At some later point, a bunch of mean girls write to another Persian king called Artaxerxes that the Jews will refuse to pay tribute and rebel, and if he doesn't stop it, he won't be able to travel to his summer homes in Celosyria or Phenice. The king writes back that Jerusalem has a long history of rebellion and he has ordered them to stop the building, which leads to skirmishes until Darius takes over the Persian throne.

Chapter 3

Darius is crowned and holds a huge feast for everyone from India to Ethiopia. Then he goes to bed. When he wakes up, three members of his personal guard are standing there not at all creepily. They propose a contest where each of them will say a sentence, and whichever one Darius thinks sounds smartest will get a prize. This cannot possibly go wrong. And of course the proposed prize is the tackiest, most biblical prize you could possibly imagine: gold clothing, tableware, furniture, transportation, linen headdresses, and jewellery. They also want to sit next to Darius and be called cousin.

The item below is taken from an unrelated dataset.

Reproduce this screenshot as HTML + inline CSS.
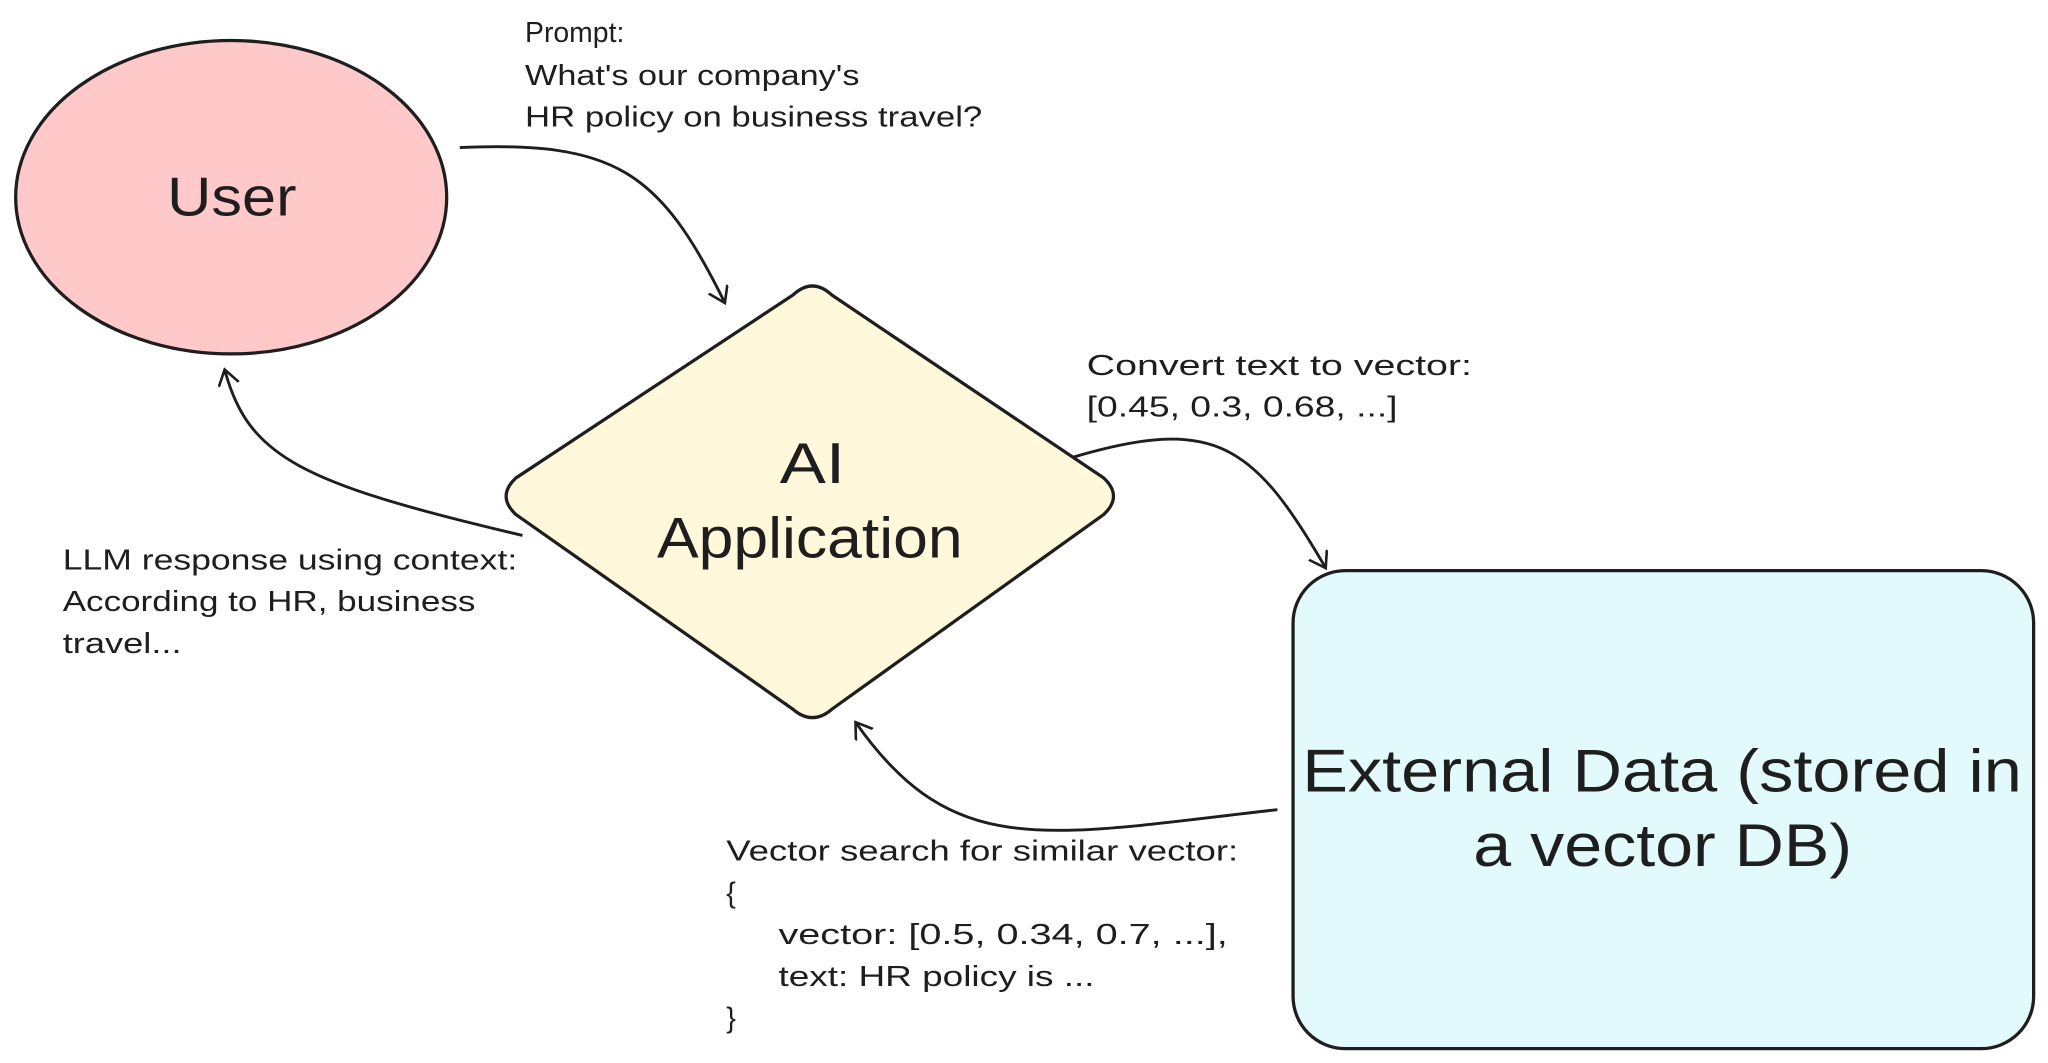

They each write the sentence down and stick it under Darius' pillow so he can judge them when he wakes up, even though according to the text he woke up in verse 3. This is what our three dumb clucks come up with: #1: Wine is the strongest (v. 10) #2: The king is the strongest (v. 11) #3: Women are strongest: but above all things Truth beareth away the victory (v. 12). The king wakes up for at least the second time and they give him their sentences, which were supposedly under his pillow. Somehow, probably inbreeding, Darius is an even dimmer bulb than our original brain trust, and he can't decide for himself which of these three nitwits is the least dippy, because he has to call in all the princes of both Persia and Media, plus all his captains, governors, lieutenants and chief officers to help him decide. They all sit down in the throne room, and someone reads the sentences and still they can't decide, so they call the three chuckleheads into the throne room and ask them to explain their 'reasoning.' The wine guy explains that alcohol is great because it makes everyone who drinks it do something moronic. Then it makes us forget all our troubles, but quite quickly it makes us turn on our friends. The next day, of course, we don't remember a thing. Come back tomorrow to find out why the king and/or women are the strongest.

Sunday, January 19, 2014

1 Esdras, Chapter 1: It's so hard to find a decent king

So I recently discovered that one of my copies of the KJV also contains the Apocrypha. Yes, I have multiple copies of the bible in my home. No I don't know how that happened. At least this one doesn't have the taint of Jerry Falwell on it, and since the bible is still relatively fresh in my mind, I decided I might as well read it.

Josias decides to have a Passover feast, because no one has had one since Samuel was king. Of course this can't be a quiet Passover feast at home with the family, this has to be a great honking feast that gets maximum newspaper coverage so god will know how much Josias cares. First he tells the priests to put on their Sunday best robes. Then he instructs the Levites to pray, put the Ark of the Covenant in the temple that Solomon built, and prepare 30 000 lambs and kid goats, plus 3000 calves for the people's barbecue and a further 2600 sheep and 300 calves for the priests'. Oh, and bake a bunch of bread. A bunch of wealthy landowners with exclusive government contracts sell lots of animals to the priests at a no doubt inflated price.

So they have the feast and then they burn the fat for god, which must have smelled terrible, and there's singing to burn off the calories, and it's all so awesome that they have to put guards on the door to stop people going home, because it goes on for seven days.

So Josias manages to ingratiate himself with god, but his people still go down in the books as a bunch of unrepentant sinners and it gets so bad that god has to send Pharaoh in to attack a place called Carchamis upon Euphrates. Josias meets him on the field, and Pharaoh is confused, because his beef is with the river. Also, god is on his side, so Josias coming out to fight is not going to end well.

But Josias persists, because Jeremy predicted this, and the princes come and attack him, and eventually he leaves with his servants, but in this case he actually dies when he gets home, and people actually mourn him.

Next comes his son Joachaz, who is 23 and he only lasts 3 months before the Egyptians depose him. Either he imposed a property tax before he was deposed, or the Egyptians impose a property tax after they depose him, the text isn't clear. And they put someone called Joacim on the throne and try to bond him and the other nobles to them to keep them under control. Joacim is 25, but appears to be as stupid as Joachaz, because he's evil. This time the Babylonians step in and arrest him, along with the holy vessels of the lord.

Then another Joacim, who is somehow the 18 year old son of the first one, becomes king, but he's also evil, so he only lasts 3 months before the Babylonians arrest him as well.

The Babylonians install one Zedechias on the throne, who is 21. He somehow lasts 11 years despite being evil and ignoring Jeremy, who, to be fair, mostly talks about how god is going to kill us all if we don't circumcise our ears. The Babylonian king makes him swear fealty, but he rebels. He's not the only bad guy, the priests and government are also bad and defile the temple. But god wants them back and refrains from killing them all as a sign of his mercy. All they do in response is make fun of the prophets. Eventually god's patience wears thin and he sends the king of the Chaldees along to attack the Israelites, and they kill basically everyone everywhere, even in the temple, and they steal even more of the treasures and burn down the temple as well as Jerusalem. They take the survivors to Babylon and make them slaves for 70 years until the Persians come along.